Oh, and NATO too. You can almost hear preternaturally calm Defense Secretary Leon Panetta kicking a trash can or two. 


How, exactly, ex-CIA director Gen. David Petraeus found the time for an affair with biographer Paula Broadwell (and for the hundreds of emails he sent after she supposedly ended said affair), and Gen. John Allen, commander of U.S. and NATO troops in Afghanistan, found time to send reportedly flirty emails to Jill Kelley, the doctor’s wife/military liaison Broadwell perceived as her rival for Petraeus’ affection, is beyond me. I get tired just thinking about it. Who was running stuff while all this was going on? Have none of these people seen Fatal Attraction?


YOU CAN ALMOST HEAR LEON PANETTA KICKING A TRASH CAN OR TWO.


“Deployment,” my veteran husband says with a shrug. “It’s not like they had to worry about home life on deployment. And really, if you delegate properly, you have a lot of free time.”


As my pal Laurie Notaro – alt-weekly columnist and author of The Idiot Girls Action-Adventure Club – put it on Facebook, “If you ever want to see how crazy people are, read a little bit about the Petraeus affair. It is like Twin Peaks. All it needs is a little person.”


In this sordid saga, nothing would surprise me. To recap: Broadwell, a Ph.D. student and West Point grad like Petraeus, embeds (no pun intended) with him in Afghanistan while researching a biography titled All In: The Education of General David Petraeus (seriously, no pun intended), ghostwritten by the world’s most clueless writer, Washington Post community editor Vernon Loeb, who swears he knew nothing about the affair while helping Broadwell write the book. 


Petraeus retires from the Army, is named to head the CIA, Broadwell dumps him, he keeps sending her emails and, in the meantime, Broadwell also starts sending anonymous catty emails to Jill Kelley, who knows Petraeus and his wife, Holly – the only sympathetic character in this clusterfuck – through her volunteer work as a liaison between the military and Tampa’s elite. 


Kelley reports the emails to a pal at the FBI, who is so obsessed with her he sent her shirtless pics of himself.

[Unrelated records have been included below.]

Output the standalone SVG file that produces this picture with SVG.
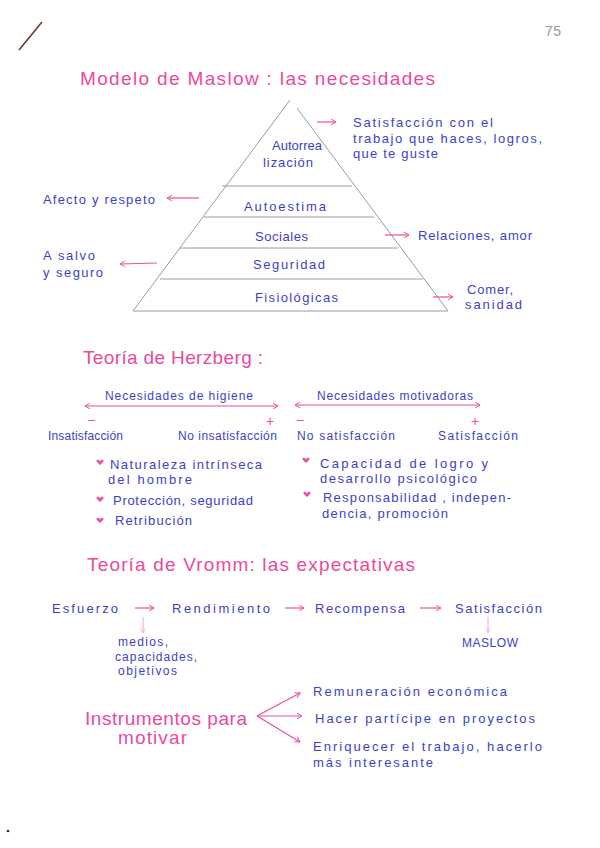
<svg xmlns="http://www.w3.org/2000/svg" width="600" height="848" viewBox="0 0 600 848">
<defs>
<style>
text{font-family:"Liberation Sans","DejaVu Sans",sans-serif;}
.t{fill:#ea4a9c;font-size:19px;}
.b{fill:#3d3fc6;font-size:13px;}
.s{fill:#3d3fc6;font-size:12px;}
.ar{stroke:#ec4e9f;stroke-width:1.2;fill:none;marker-end:url(#ah);}
.arl{stroke:#f3a4cb;stroke-width:1;fill:none;marker-end:url(#ahl);}
.dbl{stroke:#ec4e9f;stroke-width:1.2;fill:none;marker-end:url(#ah);marker-start:url(#ahs);}
.pl{stroke:#9a9aa6;stroke-width:1;fill:none;}
.heart{fill:#ec4e9f;}
.pm{fill:#ec4e9f;font-size:14px;}
</style>
<marker id="ah" viewBox="0 0 10 10" refX="9" refY="5" markerWidth="7" markerHeight="7" orient="auto" markerUnits="userSpaceOnUse"><path d="M2,1 L9,5 L2,9" fill="none" stroke="#ec4e9f" stroke-width="1.4"/></marker>
<marker id="ahs" viewBox="0 0 10 10" refX="1" refY="5" markerWidth="7" markerHeight="7" orient="auto" markerUnits="userSpaceOnUse"><path d="M8,1 L1,5 L8,9" fill="none" stroke="#ec4e9f" stroke-width="1.4"/></marker>
<marker id="ahl" viewBox="0 0 10 10" refX="9" refY="5" markerWidth="6" markerHeight="6" orient="auto" markerUnits="userSpaceOnUse"><path d="M2,1 L9,5 L2,9" fill="none" stroke="#f3a4cb" stroke-width="1.2"/></marker>
<path id="hp" d="M0,1.5 C-1,-1 -4,-0.5 -3.5,1.5 L0,5 L3.5,1.5 C4,-0.5 1,-1 0,1.5Z"/>
</defs>
<rect width="600" height="848" fill="#ffffff"/>

<g id="page-marks">
<line x1="19" y1="50" x2="42" y2="22" stroke="#6b3b2c" stroke-width="1.6"/>
<text x="545" y="36" fill="#9a9aa0" font-size="14" textLength="16" lengthAdjust="spacing">75</text>
<circle cx="8" cy="831" r="1.3" fill="#3a2020"/>
</g>

<g id="maslow-title"><text class="t" x="80" y="85" textLength="355" lengthAdjust="spacing">Modelo de Maslow : las necesidades</text></g>

<g id="pyramid">
<path class="pl" d="M290,100 L133,311 M297,108 L448,311"/>
<line class="pl" x1="222" y1="186" x2="352" y2="186"/>
<line class="pl" x1="204" y1="217" x2="374" y2="217"/>
<line class="pl" x1="180" y1="248" x2="398" y2="248"/>
<line class="pl" x1="160" y1="279" x2="423" y2="279"/>
<line class="pl" x1="133" y1="311" x2="448" y2="311"/>
</g>
<g id="level-autorrealizacion"><text class="b" x="272" y="150" textLength="50" lengthAdjust="spacing">Autorrea</text><text class="b" x="263" y="167" textLength="50" lengthAdjust="spacing">lización</text></g>
<g id="level-autoestima"><text class="b" x="244" y="211" textLength="82" lengthAdjust="spacing">Autoestima</text></g>
<g id="level-sociales"><text class="b" x="255" y="241" textLength="53" lengthAdjust="spacing">Sociales</text></g>
<g id="level-seguridad"><text class="b" x="253" y="269" textLength="72" lengthAdjust="spacing">Seguridad</text></g>
<g id="level-fisiologicas"><text class="b" x="255" y="302" textLength="83" lengthAdjust="spacing">Fisiológicas</text></g>

<g id="note-satisfaccion">
<text class="b" x="353" y="127" textLength="140" lengthAdjust="spacing">Satisfacción con el</text>
<text class="b" x="353" y="143" textLength="189" lengthAdjust="spacing">trabajo que haces, logros,</text>
<text class="b" x="353" y="158" textLength="85" lengthAdjust="spacing">que te guste</text>
</g>
<g id="note-afecto"><text class="b" x="43" y="204" textLength="112" lengthAdjust="spacing">Afecto y respeto</text></g>
<g id="note-relaciones"><text class="b" x="418" y="240" textLength="114" lengthAdjust="spacing">Relaciones, amor</text></g>
<g id="note-salvo"><text class="b" x="43" y="260" textLength="52" lengthAdjust="spacing">A salvo</text><text class="b" x="43" y="277" textLength="60" lengthAdjust="spacing">y seguro</text></g>
<g id="note-comer"><text class="b" x="467" y="294" textLength="46" lengthAdjust="spacing">Comer,</text><text class="b" x="465" y="309" textLength="57" lengthAdjust="spacing">sanidad</text></g>

<g id="herzberg-title"><text class="t" x="83" y="364" textLength="180" lengthAdjust="spacing">Teoría de Herzberg :</text></g>
<g id="herzberg-higiene">
<text class="s" x="105" y="400" textLength="148" lengthAdjust="spacing">Necesidades de higiene</text>
<text class="pm" x="87" y="425">−</text>
<text class="pm" x="266" y="426">+</text>
<text class="s" x="48" y="440" textLength="75" lengthAdjust="spacing">Insatisfacción</text>
<text class="s" x="178" y="440" textLength="99" lengthAdjust="spacing">No insatisfacción</text>
</g>
<g id="herzberg-motivadoras">
<text class="s" x="317" y="400" textLength="156" lengthAdjust="spacing">Necesidades motivadoras</text>
<text class="pm" x="296" y="425">−</text>
<text class="pm" x="471" y="426">+</text>
<text class="s" x="297" y="440" textLength="98" lengthAdjust="spacing">No satisfacción</text>
<text class="s" x="438" y="440" textLength="80" lengthAdjust="spacing">Satisfacción</text>
</g>
<g id="herzberg-list-left">
<use href="#hp" class="heart" x="100" y="460"/>
<text class="b" x="110" y="469" textLength="152" lengthAdjust="spacing">Naturaleza intrínseca</text>
<text class="b" x="108" y="484" textLength="84" lengthAdjust="spacing">del hombre</text>
<use href="#hp" class="heart" x="100" y="497"/>
<text class="b" x="113" y="505" textLength="140" lengthAdjust="spacing">Protección, seguridad</text>
<use href="#hp" class="heart" x="100" y="518"/>
<text class="b" x="115" y="525" textLength="77" lengthAdjust="spacing">Retribución</text>
</g>
<g id="herzberg-list-right">
<use href="#hp" class="heart" x="306" y="458"/>
<text class="b" x="320" y="468" textLength="168" lengthAdjust="spacing">Capacidad de logro  y</text>
<text class="b" x="320" y="483" textLength="157" lengthAdjust="spacing">desarrollo psicológico</text>
<use href="#hp" class="heart" x="307" y="492"/>
<text class="b" x="323" y="502" textLength="188" lengthAdjust="spacing">Responsabilidad , indepen-</text>
<text class="b" x="322" y="518" textLength="126" lengthAdjust="spacing">dencia, promoción</text>
</g>

<g id="vroom-title"><text class="t" x="87" y="571" textLength="328" lengthAdjust="spacing">Teoría de Vromm: las expectativas</text></g>
<g id="vroom-esfuerzo"><text class="b" x="52" y="613" font-size="14" textLength="66" lengthAdjust="spacing">Esfuerzo</text></g>
<g id="vroom-rendimiento"><text class="b" x="172" y="613" font-size="14" textLength="98" lengthAdjust="spacing">Rendimiento</text></g>
<g id="vroom-recompensa"><text class="b" x="315" y="613" font-size="14" textLength="90" lengthAdjust="spacing">Recompensa</text></g>
<g id="vroom-satisfaccion"><text class="b" x="455" y="613" font-size="14" textLength="87" lengthAdjust="spacing">Satisfacción</text></g>
<g id="vroom-medios">
<text class="s" x="118" y="646" textLength="50" lengthAdjust="spacing">medios,</text>
<text class="s" x="115" y="661" textLength="82" lengthAdjust="spacing">capacidades,</text>
<text class="s" x="118" y="675" textLength="59" lengthAdjust="spacing">objetivos</text>
</g>
<g id="vroom-maslow"><text class="s" x="462" y="647" font-size="11" textLength="56" lengthAdjust="spacing">MASLOW</text></g>

<g id="instrumentos"><text class="t" x="85" y="725" font-size="18" textLength="162" lengthAdjust="spacing">Instrumentos para</text><text class="t" x="118" y="744" font-size="18" textLength="69" lengthAdjust="spacing">motivar</text></g>
<g id="instr-remuneracion"><text class="b" x="313" y="696" textLength="194" lengthAdjust="spacing">Remuneración económica</text></g>
<g id="instr-participe"><text class="b" x="315" y="723" textLength="220" lengthAdjust="spacing">Hacer partícipe en proyectos</text></g>
<g id="instr-enriquecer"><text class="b" x="313" y="751" textLength="229" lengthAdjust="spacing">Enriquecer el trabajo, hacerlo</text><text class="b" x="313" y="767" textLength="120" lengthAdjust="spacing">más interesante</text></g>

<g id="connectors">
<line class="ar" x1="317" y1="122" x2="336" y2="122"/>
<line class="ar" x1="199" y1="198" x2="167" y2="198"/>
<line class="ar" x1="385" y1="235" x2="409" y2="235"/>
<line class="ar" x1="157" y1="263" x2="120" y2="264"/>
<line class="ar" x1="433" y1="297" x2="453" y2="297"/>
<line class="dbl" x1="85" y1="406" x2="278" y2="406"/>
<line class="dbl" x1="295" y1="405" x2="480" y2="405"/>
<line class="ar" x1="135" y1="608" x2="154" y2="608"/>
<line class="ar" x1="285" y1="608" x2="304" y2="608"/>
<line class="ar" x1="420" y1="608" x2="441" y2="608"/>
<line class="arl" x1="143" y1="617" x2="143" y2="633"/>
<line class="arl" x1="488" y1="617" x2="488" y2="633"/>
<line class="ar" x1="257" y1="716" x2="300" y2="693"/>
<line class="ar" x1="257" y1="716" x2="302" y2="716"/>
<line class="ar" x1="257" y1="716" x2="300" y2="742"/>
</g>
</svg>
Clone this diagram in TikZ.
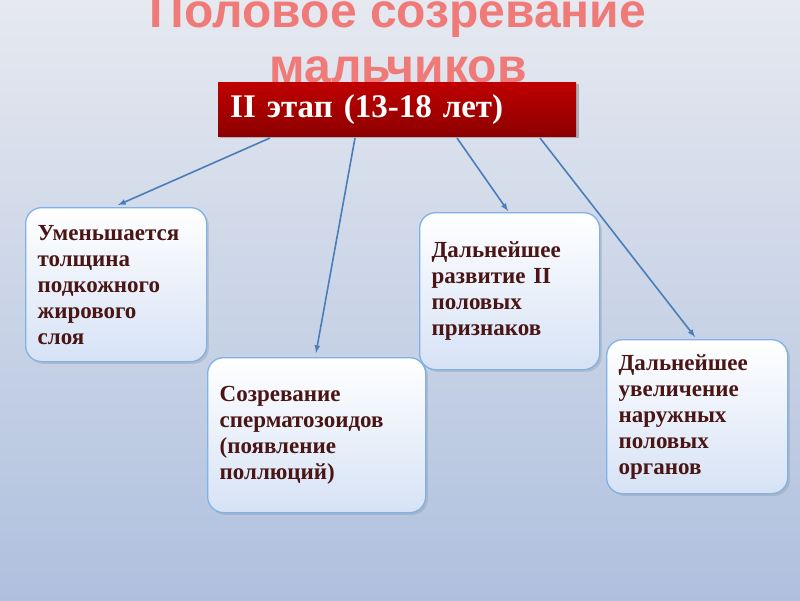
\documentclass[tikz,border=0pt]{standalone}
\usepackage{fontspec}
\setmainfont{Liberation Serif}
\newfontfamily\titlefont{Liberation Sans}
\usetikzlibrary{shadows}
\definecolor{bgtop}{HTML}{E6E9F0}
\definecolor{bgbot}{HTML}{AFC0DE}
\definecolor{steel}{HTML}{4A7EBB}
\definecolor{boxline}{HTML}{7FB2E5}
\definecolor{boxbot}{HTML}{D6E2F5}
\definecolor{ttl}{HTML}{F07A78}
\definecolor{txt}{HTML}{4A1515}
\begin{document}
\begin{tikzpicture}[x=1pt,y=-1pt,
  infobox/.style={draw=boxline, line width=1.3pt, rounded corners=16pt,
    top color=white, bottom color=boxbot, drop shadow={opacity=0.25},
    minimum width=#1, text width=#1-24pt, align=left, inner xsep=12pt, inner ysep=10pt,
    font=\bfseries\fontsize{23}{26}\selectfont, text=txt, anchor=north west},
  conn/.style={-latex, draw=steel, line width=1.6pt}]
\useasboundingbox (0,0) rectangle (800,600);
\shade[top color=bgtop, bottom color=bgbot] (0,0) rectangle (800,600);
\node[font=\titlefont\bfseries\fontsize{48}{50}\selectfont, text=ttl] (t1) at (398,16) {Половое созревание};
\node[font=\titlefont\bfseries\fontsize{48}{50}\selectfont, text=ttl] (t2) at (398,70) {мальчиков};
\node[anchor=north west, minimum width=358pt, minimum height=54pt, top color=red!75!black, bottom color=red!55!black,
  drop shadow, text=white, font=\bfseries\fontsize{33}{35}\selectfont, text width=346pt, align=left, inner xsep=6pt] (top) at (218,82) {\hspace{6pt}II этап (13-18 лет)};
\node[infobox=181pt, minimum height=154pt] (b1) at (25,207) {Уменьшается\\толщина\\подкожного\\ жирового\\слоя};
\node[infobox=218pt, minimum height=155pt] (b2) at (207,357) {Созревание\\сперматозоидов\\(появление\\поллюций)};
\node[infobox=180pt, minimum height=157pt] (b3) at (419,212) {Дальнейшее\\развитие II\\половых\\признаков};
\node[infobox=181pt, minimum height=154pt] (b4) at (606,339) {Дальнейшее\\увеличение\\наружных\\половых\\органов};
\coordinate (s1) at (270,138); \coordinate (e1) at (118,205);
\coordinate (s2) at (355,138); \coordinate (e2) at (316,353);
\coordinate (s3) at (457,138); \coordinate (e3) at (508,211);
\coordinate (s4) at (540,138); \coordinate (e4) at (695,337);
\draw[conn] (s1) -- (e1); \draw[conn] (s2) -- (e2);
\draw[conn] (s3) -- (e3); \draw[conn] (s4) -- (e4);
\end{tikzpicture}
\end{document}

And as the FBI starts examining Kelley’s emails (despite that, so far, no actual crime has been committed), they stumble onto the shirtless pics and have to start investigating their investigator. A warrant later, even though Petraeus and Broadwell thought they were clever by only writing draft emails saved in an account both of them could access, whammo! Petraeus is resigning, the FBI is searching Broadwell’s house and Allen, who is supposed to be running Afghanistan, is waving goodbye to his nomination as Supreme Allied Commander in Europe and explaining his emails to Kelley (and his support of her twin sister, who’s involved in a nasty custody battle.)


Is this all private, non-criminal behavior? Well, not so private anymore. Is it criminal? Congress is ticked off, and FBI director Robert Mueller and Attorney General Eric Holder have a lot of ’splaining to do about who knew what and when. And while Broadwell, Kelley and at least Petraeus are a boatload of crazy – and totally lacking in the judgment department – so far nobody’s been charged with a crime. Broadwell had a lot of confidential documents she shouldn’t have, though.


So what’s the takeaway? One: Keep your pants zipped and think before you type. And two: Who needs reality TV?